Frequently asked questions
What is a typical total-loss settlement amount as percentage of vehicle book value? 70 to 110 per cent depending on settlement basis, vehicle age, condition documentation, and negotiation. Wide variance — the per-incident outcome depends substantially on the discipline applied.
How long does total-loss settlement typically take? 30 to 90 days from incident to cash receipt depending on insurer responsiveness, documentation completeness, and any dispute resolution. Operators with good documentation typically settle faster.
Should I dispute every settlement offer? No — dispute only where the offer is meaningfully below the supportable value. Aggressive disputing of every offer damages insurance relationships.
What is the right deposit structure for vehicles susceptible to total loss? Standard pre-auth plus the policy excess; if customer activities or routes elevate risk, additional security deposit reflecting the elevated exposure.
How does total-loss treatment differ for owner-operated vehicles? The operator-owner agreement should specify how total-loss settlement is shared. Typically the operator handles the insurance claim and remits the agreed share to the owner. Documentation matters substantially.
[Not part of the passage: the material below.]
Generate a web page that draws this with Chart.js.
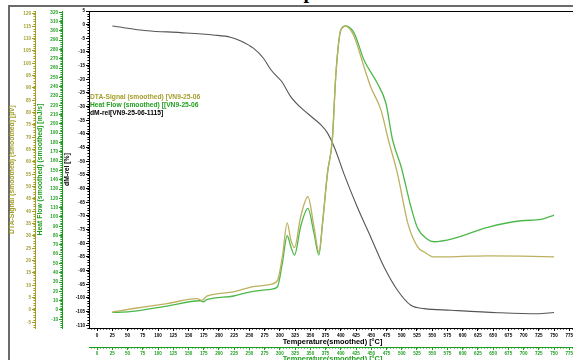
<!DOCTYPE html>
<html lang="en">
<head>
    <meta charset="UTF-8">
    <title>complex</title>
    <script src="https://cdn.jsdelivr.net/npm/chart.js"></script>
    <style>
        body { margin: 0; width: 573px; height: 360px; overflow: hidden; background: #fff; position: relative; font-family: "Liberation Sans", Arial, sans-serif; }
        #frame { position: absolute; left: 8px; top: 5px; width: 600px; height: 400px; border-left: 2px solid #6a6a6a; border-top: 2px solid #6a6a6a; }
        #title { position: absolute; left: 268px; top: -19px; font: bold 20px "Liberation Serif", "Times New Roman", serif; line-height: 20px; color: #000; }
        #chartBox { position: absolute; left: 0; top: 0; }
        .leg { position: absolute; left: 90px; font-weight: bold; font-size: 6.7px; line-height: 8px; white-space: nowrap; }
    </style>
</head>
<body>
    <div id="title">complex</div>
    <div id="frame"></div>
    <div id="chartBox"><canvas id="thermo" width="576" height="364"></canvas></div>
    <div class="leg" style="top:93px;color:#a39e2a">DTA-Signal (smoothed) [VN9-25-06</div>
    <div class="leg" style="top:101px;color:#22a022">Heat Flow (smoothed) [[VN9-25-06</div>
    <div class="leg" style="top:109px;color:#000">dM-rel[VN9-25-06-1115]</div>

    <script>
        // DTA signal (uV)
        var dtaTemp = [25, 60, 115, 164, 172, 180, 224, 252, 285, 296, 304, 312, 318, 324, 334, 346, 356, 364, 370, 378, 386, 392, 400, 408, 422, 438, 449, 466, 478, 493, 510, 526, 537, 553, 614, 641, 696, 750];
        var dtaVal = [-0.8, 0.6, 2.6, 4.6, 3.9, 5.6, 7.3, 9.3, 10.4, 12, 21.5, 35.3, 28.3, 25.3, 37.7, 45.9, 33.7, 23.5, 35.1, 55.3, 68.9, 95.9, 113.5, 115.1, 110.8, 98.6, 90.5, 81, 69, 55.3, 35.1, 25.6, 23.5, 21.5, 21.8, 21.9, 21.8, 21.5];

        // Heat flow (mJ/s)
        var hfTemp = [25, 54, 115, 169, 174, 180, 224, 252, 285, 296, 304, 312, 318, 324, 334, 346, 356, 364, 370, 378, 386, 392, 400, 408, 422, 438, 460, 474, 485, 499, 515, 526, 542, 553, 586, 641, 696, 729, 750];
        var hfVal = [-2.6, -1.9, 4.2, 9.9, 8.8, 11, 15, 19.5, 22.2, 25, 50.1, 79.8, 68, 59, 89.5, 109.2, 82.4, 59, 93.1, 146.9, 182.7, 254.4, 301, 305.3, 297.4, 268.7, 243.7, 222.2, 182.7, 154, 111, 88, 76, 73.3, 77, 88.8, 95.9, 97.4, 102];

        // mass change dM-rel (%)
        var dmTemp = [25, 82, 137, 191, 219, 235, 257, 273, 285, 293, 303, 318, 339, 352, 367, 378, 390, 405, 427, 449, 471, 493, 515, 537, 581, 658, 723, 750];
        var dmVal = [-0.5, -2.2, -2.9, -3.8, -4.6, -5.9, -8.7, -12.3, -16.4, -18.5, -20.8, -26.4, -31.3, -33.7, -36.6, -39.6, -45.2, -54.5, -66.7, -77.7, -88.7, -97.2, -102.7, -103.9, -104.5, -105.4, -105.8, -105.3];

        // tick labels
        var tempTicks = [];
        for (var t = 0; t <= 775; t += 25) tempTicks.push(t);
        var dtaTicks = [];
        for (var a = 120; a >= -5; a -= 5) dtaTicks.push(a);
        var hfTicks = [];
        for (var b = 320; b >= -10; b -= 10) hfTicks.push(b);
        var dmTicks = [];
        for (var c = 5; c >= -110; c -= 5) dmTicks.push(c);

        var OLIVE = '#a39e2a';
        var GREEN = '#1e9e1e';
        var tickFont = { size: 4.6, weight: 'bold', family: '"Liberation Sans", Arial, sans-serif' };
        var titleFont = { size: 6.8, weight: 'bold', family: '"Liberation Sans", Arial, sans-serif' };

        function pairs(xs, ys) {
            return xs.map(function (x, i) { return { x: x, y: ys[i] }; });
        }
        function useTicks(list) {
            return function (scale) { scale.ticks = list.map(function (v) { return { value: v }; }); };
        }
        function fixWidth(w) { return function (scale) { scale.width = w; }; }
        function fixHeight(h) { return function (scale) { scale.height = h; }; }

        function yAxis(color, lo, hi, list, label, width, weight) {
            return {
                type: 'linear', position: 'left', min: lo, max: hi, weight: weight,
                afterBuildTicks: useTicks(list),
                afterFit: fixWidth(width),
                grid: { drawOnChartArea: false, color: color, tickLength: 3 },
                border: { color: color, width: 1 },
                ticks: { color: color, font: tickFont, padding: 1 },
                title: { display: true, text: label, color: color, font: titleFont, padding: { top: 1, bottom: 0 } }
            };
        }
        function xAxis(color, height, weight, pad) {
            return {
                type: 'linear', position: 'bottom', min: -13.3, max: 786, weight: weight,
                afterBuildTicks: useTicks(tempTicks),
                afterFit: fixHeight(height),
                grid: { drawOnChartArea: false, color: color, tickLength: 3 },
                border: { color: color, width: 1 },
                ticks: { color: color, font: tickFont, padding: pad, maxRotation: 0, autoSkip: false },
                title: { display: true, text: 'Temperature(smoothed) [°C]', color: color, font: { size: 7.4, weight: 'bold', family: titleFont.family }, padding: { top: 0, bottom: 1 } }
            };
        }

        // small minor ticks drawn against the library's own scales
        var minorTicks = {
            id: 'minorTicks',
            afterDraw: function (chart) {
                var spec = [['x', 5, '#000'], ['x2', 5, GREEN], ['yDm', 1, '#000'], ['yHf', 2, GREEN], ['yDta', 1, OLIVE]];
                var ctx = chart.ctx;
                ctx.save();
                ctx.lineWidth = 1;
                spec.forEach(function (s) {
                    var sc = chart.scales[s[0]];
                    ctx.strokeStyle = s[2];
                    ctx.beginPath();
                    for (var v = Math.ceil(sc.min / s[1]) * s[1]; v <= sc.max; v += s[1]) {
                        var p = Math.round(sc.getPixelForValue(v)) + 0.5;
                        if (sc.isHorizontal()) {
                            ctx.moveTo(p, sc.top); ctx.lineTo(p, sc.top + 1.6);
                        } else {
                            ctx.moveTo(sc.right, p); ctx.lineTo(sc.right - 1.6, p);
                        }
                    }
                    ctx.stroke();
                });
                ctx.restore();
            }
        };

        new Chart(document.getElementById('thermo').getContext('2d'), {
            type: 'line',
            data: {
                datasets: [
                    { label: 'DTA', data: pairs(dtaTemp, dtaVal), yAxisID: 'yDta', xAxisID: 'x', borderColor: '#bdb160', borderWidth: 1.3 },
                    { label: 'Heat Flow', data: pairs(hfTemp, hfVal), yAxisID: 'yHf', xAxisID: 'x', borderColor: '#4cb84c', borderWidth: 1.3 },
                    { label: 'dM-rel', data: pairs(dmTemp, dmVal), yAxisID: 'yDm', xAxisID: 'x', borderColor: '#555555', borderWidth: 1.1 }
                ]
            },
            options: {
                responsive: false,
                animation: false,
                parsing: false,
                elements: { point: { radius: 0 }, line: { cubicInterpolationMode: 'monotone', fill: false } },
                layout: { padding: { left: 7, top: 11, right: 0, bottom: 0 } },
                plugins: { legend: { display: false }, tooltip: { enabled: false } },
                scales: {
                    x: xAxis('#000', 19, 0, 2),
                    x2: xAxis(GREEN, 17, 1, 1),
                    xt: {
                        type: 'linear', position: 'top', min: -13.3, max: 786,
                        afterFit: fixHeight(0),
                        ticks: { display: false },
                        grid: { drawOnChartArea: false, drawTicks: false },
                        border: { color: '#000', width: 1 }
                    },
                    yDm: yAxis('#000', -111, 5, dmTicks, 'dM-rel [%]', 27, 1),
                    yHf: yAxis(GREEN, -19.4, 321.4, hfTicks, 'Heat Flow (smoothed) (smoothed) [mJ/s]', 27, 2),
                    yDta: yAxis(OLIVE, -7.3, 121.2, dtaTicks, 'DTA-Signal (smoothed) (smoothed) [µV]', 28, 3)
                }
            },
            plugins: [minorTicks]
        });
    </script>
</body>
</html>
What about cross-border total-loss incidents? Significantly more complex because of the multi-jurisdiction insurance considerations. Cross-border coverage must have been in place; without it, the operator absorbs the full loss.
How does VAT apply to total-loss settlements? Insurance settlement proceeds are typically out of scope for VAT. Salvage sale proceeds may be taxable supplies depending on the buyer and the operator's VAT registration. Document the treatment carefully.
What is the most common total-loss handling operator mistake? Accepting the initial settlement offer reflexively without analysis. The insurer's adjuster offers a starting position; operator analysis frequently identifies grounds for higher settlement.